Tuesday, November 2, 2010

Dia de los Muertos


A photo of B, my Grandpa and I many, many, many years ago at Grandpa's house in Nuevo Laredo, Mexico. It's the only photo of B and I with our Grandpa. We, just like, I'm sure, several other families, have an ugly family history and while my Grandpa LOVED us, he was not so kind to our dad, the greatest dad ever. However, my parents do not badmouth the old man, though they are honest about the ugly side of the family history. They also never prohibited me from having a relationship with my Grandpa despite the cold shoulder he gave my dad. I guess I just wanted to know this old man who was guilty of such mean-spiritedness and my parents encouraged me to love my Grandpa with all that I could. I don't hate that old man but rather, I hope he made his peace with his Maker because he certainly didn't make peace with my dad which is, within itself, very sad. I wish I could say I hate him but, in all honesty, the moment he entered my life, which was when I turned 15, he treated me lovingly and kindly, just like a granddaughter who had never had a grandfather before would hope to be treated. And, just as quickly as he entered my life, he was gone. He died 6 years later and opened up the void again.

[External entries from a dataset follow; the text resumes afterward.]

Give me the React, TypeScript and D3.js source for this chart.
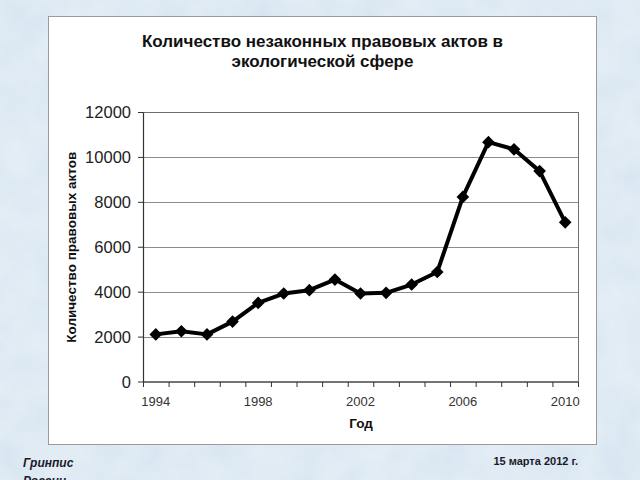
import React from "react";
import * as d3 from "d3";

const years: string[] = ["1994","1995","1996","1997","1998","1999","2000","2001","2002","2003","2004","2005","2006","2007","2008","2009","2010"];
const values: number[] = [2120, 2260, 2120, 2690, 3520, 3940, 4090, 4560, 3940, 3970, 4340, 4900, 8240, 10680, 10360, 9390, 7110];
const yTicks: number[] = [0, 2000, 4000, 6000, 8000, 10000, 12000];
const xLabelYears: string[] = ["1994", "1998", "2002", "2006", "2010"];
const titleLines: string[] = ["Количество незаконных правовых актов в", "экологической сфере"];
const yAxisTitle = "Количество правовых актов";
const xAxisTitle = "Год";
const footerLeft: string[] = ["Гринпис", "России"];
const footerRight = "15 марта 2012 г.";

const FONT = "'Liberation Sans', Arial, sans-serif";

export default function App() {
  const W = 640, H = 480;
  const plot = { left: 143, right: 578, top: 112.5, bottom: 382 };
  const x = d3.scaleBand<string>().domain(years).range([plot.left, plot.right]).padding(0);
  const y = d3.scaleLinear().domain([0, 12000]).range([plot.bottom, plot.top]);
  const cx = (yr: string) => (x(yr) as number) + x.bandwidth() / 2;

  const line = d3.line<number>()
    .x((_, i) => cx(years[i]))
    .y((d) => y(d))
    .curve(d3.curveLinear);

  const marker = d3.symbol().type(d3.symbolSquare).size(80)() as string;

  const boundaries = years.map((yr) => x(yr) as number).concat([plot.right]);

  return (
    <svg width={W} height={H} style={{ position: "absolute", left: 0, top: 0 }} fontFamily={FONT}>
      <defs>
        <filter id="tex" x="0" y="0" width="100%" height="100%">
          <feTurbulence type="fractalNoise" baseFrequency="0.025" numOctaves={3} seed={4} />
          <feColorMatrix type="matrix" values="0 0 0 0 1  0 0 0 0 1  0 0 0 0 1  0 0 0 0.45 0" />
        </filter>
      </defs>
      <rect x={0} y={0} width={W} height={H} fill="#d6e4f0" />
      <rect x={0} y={0} width={W} height={H} filter="url(#tex)" />

      {/* chart box */}
      <rect x={48.5} y={16.5} width={548} height={428} fill="#ffffff" stroke="#9a9a9a" strokeWidth={1} />

      {/* title */}
      {titleLines.map((t, i) => (
        <text key={i} x={322.5} y={47 + i * 19.5} textAnchor="middle" fontSize={17} fontWeight="bold" fill="#111">
          {t}
        </text>
      ))}

      {/* gridlines */}
      {yTicks.filter((v) => v > 0 && v < 12000).map((v) => (
        <line key={v} x1={plot.left} x2={plot.right} y1={Math.round(y(v)) + 0.5} y2={Math.round(y(v)) + 0.5} stroke="#8c8c8c" strokeWidth={1} />
      ))}

      {/* plot frame */}
      <rect x={plot.left + 0.5} y={plot.top} width={plot.right - plot.left} height={plot.bottom - plot.top} fill="none" stroke="#6e6e6e" strokeWidth={1} />
      <line x1={plot.left} x2={plot.right} y1={plot.bottom} y2={plot.bottom} stroke="#333" strokeWidth={1.2} />
      <line x1={plot.left + 0.5} x2={plot.left + 0.5} y1={plot.top} y2={plot.bottom} stroke="#333" strokeWidth={1.2} />

      {/* y ticks */}
      {yTicks.map((v) => (
        <g key={v}>
          <line x1={plot.left - 5} x2={plot.left} y1={y(v)} y2={y(v)} stroke="#333" strokeWidth={1} />
          <text x={131} y={y(v)} dy="0.36em" textAnchor="end" fontSize={16.5} fill="#222">{v}</text>
        </g>
      ))}

      {/* x ticks */}
      {boundaries.map((bx, i) => (
        <line key={i} x1={bx + 0.5} x2={bx + 0.5} y1={plot.bottom} y2={plot.bottom + 5} stroke="#333" strokeWidth={1} />
      ))}
      {xLabelYears.map((yr) => (
        <text key={yr} x={cx(yr)} y={406} textAnchor="middle" fontSize={13} fill="#333">{yr}</text>
      ))}

      {/* axis titles */}
      <text x={361} y={428} textAnchor="middle" fontSize={13.5} fontWeight="bold" fill="#111">{xAxisTitle}</text>
      <text transform={`translate(76, ${(plot.top + plot.bottom) / 2}) rotate(-90)`} textAnchor="middle" fontSize={13.5} fontWeight="bold" fill="#111">{yAxisTitle}</text>

      {/* series */}
      <path d={line(values) as string} fill="none" stroke="#000" strokeWidth={4} strokeLinejoin="round" />
      {values.map((v, i) => (
        <path key={i} d={marker} transform={`translate(${cx(years[i])}, ${y(v)}) rotate(45)`} fill="#000" />
      ))}

      {/* footer */}
      <text x={23} y={467} fontSize={12} fontWeight="bold" fontStyle="italic" fill="#1a1a2a">{footerLeft[0]}</text>
      <text x={23} y={485} fontSize={12} fontWeight="bold" fontStyle="italic" fill="#1a1a2a">{footerLeft[1]}</text>
      <text x={578} y={465} textAnchor="end" fontSize={11} fontWeight="bold" fill="#1a1a2a">{footerRight}</text>
    </svg>
  );
}
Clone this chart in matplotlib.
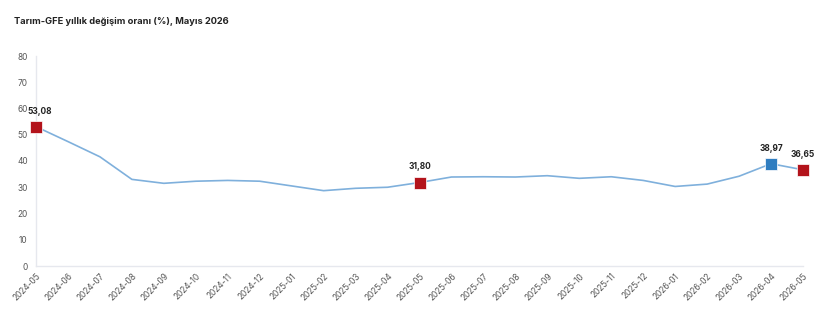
import matplotlib.pyplot as plt

plt.rcParams['font.family'] = ['Inter', 'DejaVu Sans']

months = ['2024-05', '2024-06', '2024-07', '2024-08', '2024-09', '2024-10', '2024-11',
          '2024-12', '2025-01', '2025-02', '2025-03', '2025-04', '2025-05', '2025-06',
          '2025-07', '2025-08', '2025-09', '2025-10', '2025-11', '2025-12', '2026-01',
          '2026-02', '2026-03', '2026-04', '2026-05']
values = [53.08, 47.4, 41.6, 33.0, 31.5, 32.3, 32.6, 32.3, 30.5, 28.7, 29.6, 30.0, 31.80,
          33.9, 34.0, 33.9, 34.4, 33.4, 34.0, 32.6, 30.3, 31.2, 34.2, 38.97, 36.65]
# highlighted points: index -> colour
red_idx = [0, 12, 24]
blue_idx = [23]

fig = plt.figure(figsize=(8.2, 3.16), dpi=100)
ax = fig.add_axes([36/820, 50/316, (803-36)/820, 210/316])

x = list(range(len(months)))
ax.plot(x, values, color='#7fb0dc', lw=1.2, zorder=2)
for i in red_idx + blue_idx:
    c = '#b3131b' if i in red_idx else '#2f7dc0'
    ax.plot(x[i], values[i], marker='s', ms=8.5, color=c, mec='white', mew=0.5, zorder=3, clip_on=False)
    dx = 3 if i == 0 else 0
    ax.annotate(f'{values[i]:.2f}'.replace('.', ','), (x[i], values[i]), xytext=(dx, 8),
                textcoords='offset points', ha='center', va='bottom', fontsize=6,
                fontweight='bold', color='#222222')

ax.set_xlim(0, 24)
ax.set_ylim(0, 80)
ax.set_yticks(range(0, 81, 10))
ax.set_xticks(x)
ax.set_xticklabels(months, rotation=45, ha='right', rotation_mode='anchor')
ax.tick_params(axis='both', length=0, labelsize=6, colors='#555555', pad=6)
ax.tick_params(axis='x', pad=4)
for s in ['top', 'right']:
    ax.spines[s].set_visible(False)
for s in ['left', 'bottom']:
    ax.spines[s].set_color('#e6e8ee')
    ax.spines[s].set_linewidth(1)

fig.text(14/820, 1-21/316, 'Tarım-GFE yıllık değişim oranı (%), Mayıs 2026', fontsize=6.7,
         fontweight='bold', color='#222222', va='center', ha='left')

plt.savefig('out.png', dpi=100)
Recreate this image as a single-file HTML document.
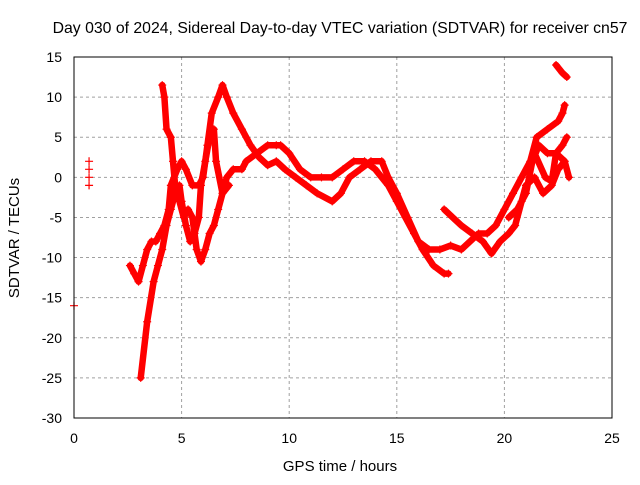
<!DOCTYPE html>
<html><head><meta charset="utf-8"><style>
body{margin:0;background:#fff;}
svg text{font-family:"Liberation Sans",sans-serif;font-size:14px;fill:#000;}
</style></head><body>
<svg id="c" width="640" height="480" xmlns="http://www.w3.org/2000/svg">
<text x="340" y="33" text-anchor="middle" style="font-size:15.8px">Day 030 of 2024, Sidereal Day-to-day VTEC variation (SDTVAR) for receiver cn57</text>
<text x="340" y="471" text-anchor="middle" style="font-size:15px">GPS time / hours</text>
<text transform="translate(19,238) rotate(-90)" text-anchor="middle" style="font-size:15px">SDTVAR / TECUs</text>
<g id="grid"></g><g id="marks"></g>
<rect x="74" y="57" width="538" height="361" fill="none" stroke="#000" stroke-width="1"/>
</svg>
<script>
const xTicks=[0,5,10,15,20,25];
const yTicks=[-30,-25,-20,-15,-10,-5,0,5,10,15];
const trackA=[[4.1,11.5],[4.2,10],[4.3,6],[4.5,5],[4.6,2],[4.7,-1],[4.9,-3],[5.1,-5],[5.3,-4],[5.5,-5],[5.7,-9],[5.9,-10.5],[6.1,-9],[6.3,-7],[6.5,-6],[6.7,-4],[6.9,-2],[7.1,0],[7.4,1],[7.8,1],[8.0,2],[8.5,3],[9.0,4],[9.4,4],[9.6,4],[10,3],[10.5,1],[11,0],[11.5,0],[12,0],[12.5,1],[13,2],[13.5,2],[14,1],[14.3,0],[14.6,-1],[15,-3],[15.4,-5],[15.8,-7],[16.2,-9],[16.7,-11],[17.2,-12],[17.4,-12]];
const trackB=[[2.6,-11],[2.8,-12],[3.0,-13],[3.2,-11],[3.4,-9],[3.6,-8],[3.8,-8],[4.0,-7],[4.2,-6],[4.4,-4],[4.5,-1],[4.8,1],[5.0,2],[5.2,1],[5.5,-1],[5.8,-1],[6.0,0],[6.2,4],[6.4,8],[6.7,10],[6.9,11.5],[7.1,10],[7.4,8],[7.8,6],[8.2,4],[8.6,2.5],[9.0,1.5],[9.4,2],[9.8,1],[10.3,0],[10.8,-1],[11.3,-2],[12,-3],[12.4,-2],[12.8,0],[13.3,1],[13.8,2],[14.3,2],[14.6,0],[15,-2],[15.5,-5],[16,-8],[16.5,-9],[17,-9],[17.5,-8.5],[18,-9],[18.4,-8],[18.8,-7],[19.2,-7],[19.6,-6],[20,-4],[20.4,-2],[20.8,0],[21.2,2],[21.5,5],[22,6],[22.5,7],[22.7,8],[22.8,9]];
const trackC=[[3.1,-25],[3.4,-18],[3.7,-13],[3.9,-11],[4.1,-9],[4.3,-6],[4.5,-4],[4.7,-2],[4.9,-1],[5.0,-3],[5.2,-6],[5.4,-8],[5.6,-7],[5.8,-5],[5.9,-1],[6.1,2],[6.3,5],[6.5,6],[6.6,2],[6.9,-2],[7.2,-1]];
const trackD=[[17.2,-4],[17.6,-5],[18,-6],[18.5,-7],[19,-8],[19.4,-9.5],[19.8,-8],[20.2,-7],[20.5,-6],[20.8,-3],[21,-1],[21.4,0],[21.8,-2],[22.2,-1],[22.5,1],[22.8,2]];
const trackE=[[20.2,-5],[20.6,-4],[21,-2],[21.3,2],[21.6,4],[22,3],[22.4,3],[22.8,2],[23,0]];
const trackF=[[22.4,14],[22.7,13],[22.9,12.5]];
const trackG=[[21.4,3],[21.9,0],[22.2,-0.5],[22.4,3],[22.7,4],[22.9,5]];
const isolated=[[0,-16],[0.7,2],[0.7,1],[0.7,0],[0.7,-1]];
const tracks=[trackA,trackB,trackC,trackD,trackE,trackF,trackG];
const X=h=>74+h*538/25, Y=v=>57+(15-v)*361/45;
const NS='http://www.w3.org/2000/svg';
const grid=document.getElementById('grid'), marks=document.getElementById('marks');
function mk(tag,attrs,parent){const e=document.createElementNS(NS,tag);for(const k in attrs)e.setAttribute(k,attrs[k]);parent.appendChild(e);return e;}
xTicks.forEach(t=>{
  const g=mk('line',{x1:X(t),x2:X(t),y1:57,y2:418,stroke:'#a0a0a0','stroke-dasharray':'3,3'},grid);
  
  
  const l=mk('text',{x:X(t),y:443,'text-anchor':'middle'},grid);l.textContent=t;
  
  
});
yTicks.forEach(t=>{
  const g=mk('line',{x1:74,x2:612,y1:Y(t),y2:Y(t),stroke:'#a0a0a0','stroke-dasharray':'3,3'},grid);
  
  
  const l=mk('text',{x:62,y:Y(t)+5,'text-anchor':'end'},grid);l.textContent=t;
  
  
});
function plus(h,v){
  const p=mk('path',{d:`M${X(h)-4},${Y(v)}h8M${X(h)},${Y(v)-4}v8`,stroke:'#f00','stroke-width':1.2},marks);
  
  
}
tracks.forEach(tr=>{
  const pl=mk('polyline',{points:tr.map(p=>X(p[0])+','+Y(p[1])).join(' '),fill:'none',stroke:'#f00','stroke-width':6.5,'stroke-linejoin':'round','stroke-linecap':'round'},marks);
  
  
  tr.forEach(p=>plus(p[0],p[1]));
});
isolated.forEach(p=>plus(p[0],p[1]));
</script>
</body></html>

It is what it is and while I wish I would have had more with my Grandpa, I'm ok with the little time we shared because it was very well spent. And, since we are being honest, I have many of his features: the dimple in my right cheek with the birthmark directly over it, the fair skin complexion and the eyes, my goodness, the eyes. It was those eyes, that day when I saw my eyes looking back at me, that urged me to not be like my Grandpa. I vowed to be a good person, to be kind to others, have compassion, understanding for everyone despite their rough exterior. Most of all, I vowed to never pass up the opportunity to tell the people I love exactly how much I loved them, how much they meant to me and how much I valued their presence in my life. How I wish my Grandpa had done the same to all of his family. Regardless, I thank him for being a part of my life for those 6 short years.


Feliz Dia de los Muertos, Abuelito.

2 comments:

Ali said...

I'm glad you were able to be a part of your grandpa's life, even if it was for a short time. Regardless of the history with his father, your dad must have been proud to see you have a relationship with him.

Margie said...

It's one of the many things I admire about my dad; his ability to forgive.